Friedrich Wegener (7 April 1907, Varel – 9 July 1990, Lübeck, /de/) was a German pathologist who is notable for being a high-ranking Nazi physician and for his description of a rare disease originally referred to Wegener disease and now referred to as granulomatosis with polyangiitis. Although this disease was known before Wegener's description, from the 1950s onwards it was generally referred to as Wegener's granulomatosis.

==Biography==
===Early life===
Friedrich Wegener was born on 7 April 1907 in Varel, Oldenburg, Germany. His father was a doctor and his mother a Swedish gymnastic director.

===World War II era===
More detail about aspects of Wegener's biography during the Nazi regime first became available in 2006. Wegener joined the Nazi Party in 1932. Specifically, he was a member of the Sturmabteilung, a paramilitary branch of the Nazi party that participated in violent conflicts. As a relatively high-ranking military physician, he spent some of World War II in a medical office three blocks from the Łódź Ghetto, a Jewish ghetto in Łódź, Poland. He conducted autopsies on Jewish concentration camp inmates and the facility he worked in performed experiments on prisoners. There is no direct evidence of active participation of Wegener in these human experiments, but he was likely aware of them. The United Nations War Crimes Commission had a legal mandate against Friedrich Wegener and the Polish Institute for the Prosecution of German War Crimes confirmed that he had appeared on the central list of war criminal and security suspects. Wegener was released without a trial as no charges were brought against him. In an editorial in 2006, the evidence was regarded as "thin but tangible".

==Medical contributions==
In 1936, Friedrich Wegener described the disease that once bore his name, Wegener disease, as a systemic disorder characterized by aseptic vasculitis, granulomatous inflammation, and vasculitis that affects the upper and lower respiratory tracts and the kidneys. Granulomatosis with polyangiitis is a relatively rare disorder, occurring in 1/25,000 persons. After revelations about his Nazi Party past became common knowledge, the disease has been referred to as Granulomatosis with Polyangiitis (GPA).

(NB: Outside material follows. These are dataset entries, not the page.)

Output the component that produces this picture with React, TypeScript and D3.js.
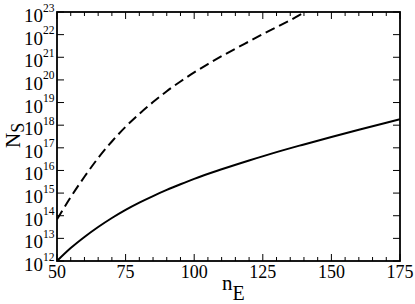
import React from "react";
import * as d3 from "d3";

// n_E values and log10(N_S)
const solidNE = [50, 55, 60, 65, 70, 75, 80, 85, 90, 95, 100, 110, 120, 130, 140, 150, 160, 170, 175];
const solidExp = [12.0, 12.57, 13.06, 13.5, 13.9, 14.26, 14.58, 14.87, 15.14, 15.39, 15.63, 16.05, 16.44, 16.81, 17.15, 17.48, 17.8, 18.11, 18.26];

const dashedNE = [50, 55, 60, 65, 70, 75, 80, 85, 90, 95, 100, 105, 110, 115, 120, 125, 130, 135, 140, 145];
const dashedExp = [13.84, 14.82, 15.72, 16.55, 17.28, 17.93, 18.5, 19.02, 19.5, 19.93, 20.33, 20.7, 21.05, 21.38, 21.7, 22.02, 22.33, 22.64, 22.97, 23.27];

const xTicks = [50, 75, 100, 125, 150, 175];
const yExps = [12, 13, 14, 15, 16, 17, 18, 19, 20, 21, 22, 23];

const width = 415;
const height = 304;
const margin = { top: 12, left: 57, right: 15, bottom: 43 };
const iw = width - margin.left - margin.right;
const ih = height - margin.top - margin.bottom;
const serif = { fontFamily: "Liberation Serif" };

const App = () => {
  const x = d3.scaleLinear().domain([50, 175]).range([0, iw]);
  const y = d3.scaleLog().domain([1e12, 1e23]).range([ih, 0]);

  const line = d3.line<[number, number]>()
    .x((d) => x(d[0]))
    .y((d) => y(Math.pow(10, d[1])))
    .curve(d3.curveMonotoneX);

  const solid = solidNE.map((v, i) => [v, solidExp[i]] as [number, number]);
  const dashed = dashedNE.map((v, i) => [v, dashedExp[i]] as [number, number]);
  const minor = d3.range(50, 176, 5).filter((v) => v % 25 !== 0);

  return (
    <svg width={width} height={height}
      style={{ position: "absolute", left: 0, top: 0, background: "#fff" }}>
      <defs>
        <clipPath id="plotclip">
          <rect width={iw} height={ih} />
        </clipPath>
      </defs>
      <g transform={`translate(${margin.left},${margin.top})`}>
        <path d={line(dashed) || ""} clipPath="url(#plotclip)" fill="none"
          stroke="#000" strokeWidth={2} strokeDasharray="10,5" />
        <path d={line(solid) || ""} clipPath="url(#plotclip)" fill="none"
          stroke="#000" strokeWidth={2} />

        {/* ticks inside the frame */}
        {xTicks.map((t) => (
          <g key={"xt" + t}>
            <line x1={x(t)} x2={x(t)} y1={ih} y2={ih - 7} stroke="#000" />
            <line x1={x(t)} x2={x(t)} y1={0} y2={7} stroke="#000" />
          </g>
        ))}
        {minor.map((t) => (
          <g key={"xm" + t}>
            <line x1={x(t)} x2={x(t)} y1={ih} y2={ih - 4} stroke="#000" />
            <line x1={x(t)} x2={x(t)} y1={0} y2={4} stroke="#000" />
          </g>
        ))}
        {yExps.map((e) => {
          const py = y(Math.pow(10, e));
          return (
            <g key={"yt" + e}>
              <line x1={0} x2={7} y1={py} y2={py} stroke="#000" />
              <line x1={iw} x2={iw - 7} y1={py} y2={py} stroke="#000" />
            </g>
          );
        })}
        <rect width={iw} height={ih} fill="none" stroke="#000" strokeWidth={1.8} />

        {xTicks.map((t) => (
          <text key={"xl" + t} x={x(t)} y={ih + 17} textAnchor="middle"
            style={{ ...serif, fontSize: "18px" }}>{t}</text>
        ))}
        {yExps.map((e) => {
          const py = y(Math.pow(10, e));
          return (
            <g key={"yl" + e}>
              <text x={-14} y={py + 10} textAnchor="end"
                style={{ ...serif, fontSize: "19px" }}>10</text>
              <text x={-14} y={py - 0.5} style={{ ...serif, fontSize: "11.5px" }}>{e}</text>
            </g>
          );
        })}
      </g>

      <text x={222} y={290} style={{ ...serif, fontSize: "21px" }}>
        n<tspan dy={10} style={{ fontSize: "20px" }}>E</tspan>
      </text>
      <text transform="translate(20,148) rotate(-90)" style={{ ...serif, fontSize: "21px" }}>
        N<tspan dy={4} style={{ fontSize: "18px" }}>S</tspan>
      </text>
    </svg>
  );
};

export default App;
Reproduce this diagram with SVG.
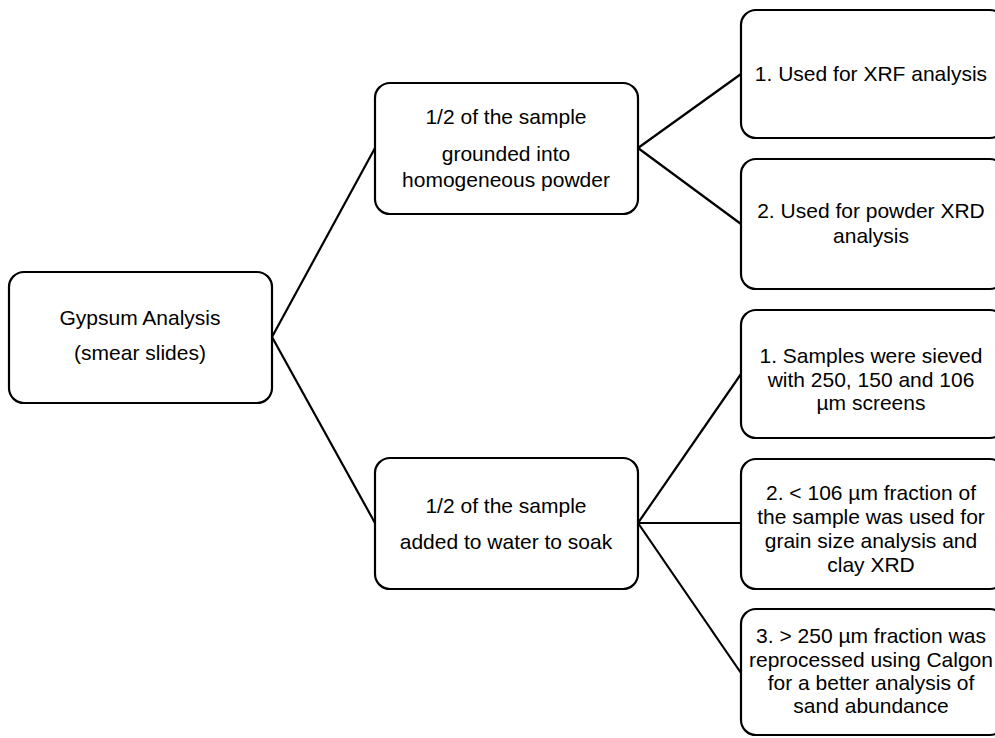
<svg xmlns="http://www.w3.org/2000/svg" width="995" height="738" viewBox="0 0 995 738">
<style>
.box{fill:#fff;stroke:#000;stroke-width:2.2}
.t{font-family:"Liberation Sans",Arial,sans-serif;font-size:21px;fill:#000;text-anchor:middle}
.c{stroke:#000;stroke-width:2.2;fill:none}
</style>
<rect width="995" height="738" fill="#fff"/>
<g id="connectors">
<line class="c" x1="272" y1="337" x2="375" y2="148"/>
<line class="c" x1="272" y1="337" x2="375" y2="523"/>
<line class="c" x1="638" y1="148" x2="741" y2="74"/>
<line class="c" x1="638" y1="148" x2="741" y2="224"/>
<line class="c" x1="638" y1="523" x2="741" y2="374"/>
<line class="c" x1="638" y1="523" x2="741" y2="523"/>
<line class="c" x1="638" y1="523" x2="741" y2="673"/>
</g>
<g id="gypsum">
<rect class="box" x="9" y="272" width="263" height="131" rx="15"/>
<text class="t" x="140" y="325">Gypsum Analysis</text>
<text class="t" x="140" y="360">(smear slides)</text>
</g>
<g id="half-ground">
<rect class="box" x="375" y="83" width="263" height="131" rx="15"/>
<text class="t" x="506" y="124">1/2 of the sample</text>
<text class="t" x="506" y="161">grounded into</text>
<text class="t" x="506" y="187">homogeneous powder</text>
</g>
<g id="half-soak">
<rect class="box" x="375" y="458" width="263" height="131" rx="15"/>
<text class="t" x="506" y="513">1/2 of the sample</text>
<text class="t" x="506" y="549">added to water to soak</text>
</g>
<g id="xrf">
<rect class="box" x="741" y="10" width="264" height="128" rx="15"/>
<text class="t" x="871" y="81">1. Used for XRF analysis</text>
</g>
<g id="xrd">
<rect class="box" x="741" y="159" width="264" height="130" rx="15"/>
<text class="t" x="871" y="218">2. Used for powder XRD</text>
<text class="t" x="871" y="243">analysis</text>
</g>
<g id="sieve">
<rect class="box" x="741" y="310" width="264" height="128" rx="15"/>
<text class="t" x="871" y="363">1. Samples were sieved</text>
<text class="t" x="871" y="387">with 250, 150 and 106</text>
<text class="t" x="871" y="410">µm screens</text>
</g>
<g id="fine">
<rect class="box" x="741" y="459" width="264" height="130" rx="15"/>
<text class="t" x="871" y="500">2. &lt; 106 µm fraction of</text>
<text class="t" x="871" y="524">the sample was used for</text>
<text class="t" x="871" y="548">grain size analysis and</text>
<text class="t" x="871" y="572">clay XRD</text>
</g>
<g id="coarse">
<rect class="box" x="741" y="609" width="264" height="126" rx="15"/>
<text class="t" x="871" y="643">3. &gt; 250 µm fraction was</text>
<text class="t" x="871" y="667">reprocessed using Calgon</text>
<text class="t" x="871" y="690">for a better analysis of</text>
<text class="t" x="871" y="713">sand abundance</text>
</g>
</svg>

The American College of Chest Physicians (ACCP) awarded Wegener a "master clinician" prize in 1989. After his Nazi past was discovered in 2000, the ACCP rescinded the prize and campaigned to rename Wegener's granulomatosis to ANCA-associated granulomatous vasculitis. More recently, several professional societies, including the American College of Rheumatology, the European League Against Rheumatism, and the American Society of Nephrology, proposed the name 'granulomatosis with polyangiitis' in a 2011 editorial. The new name for the condition is now widely adopted in the scientific literature and by institutions and charities.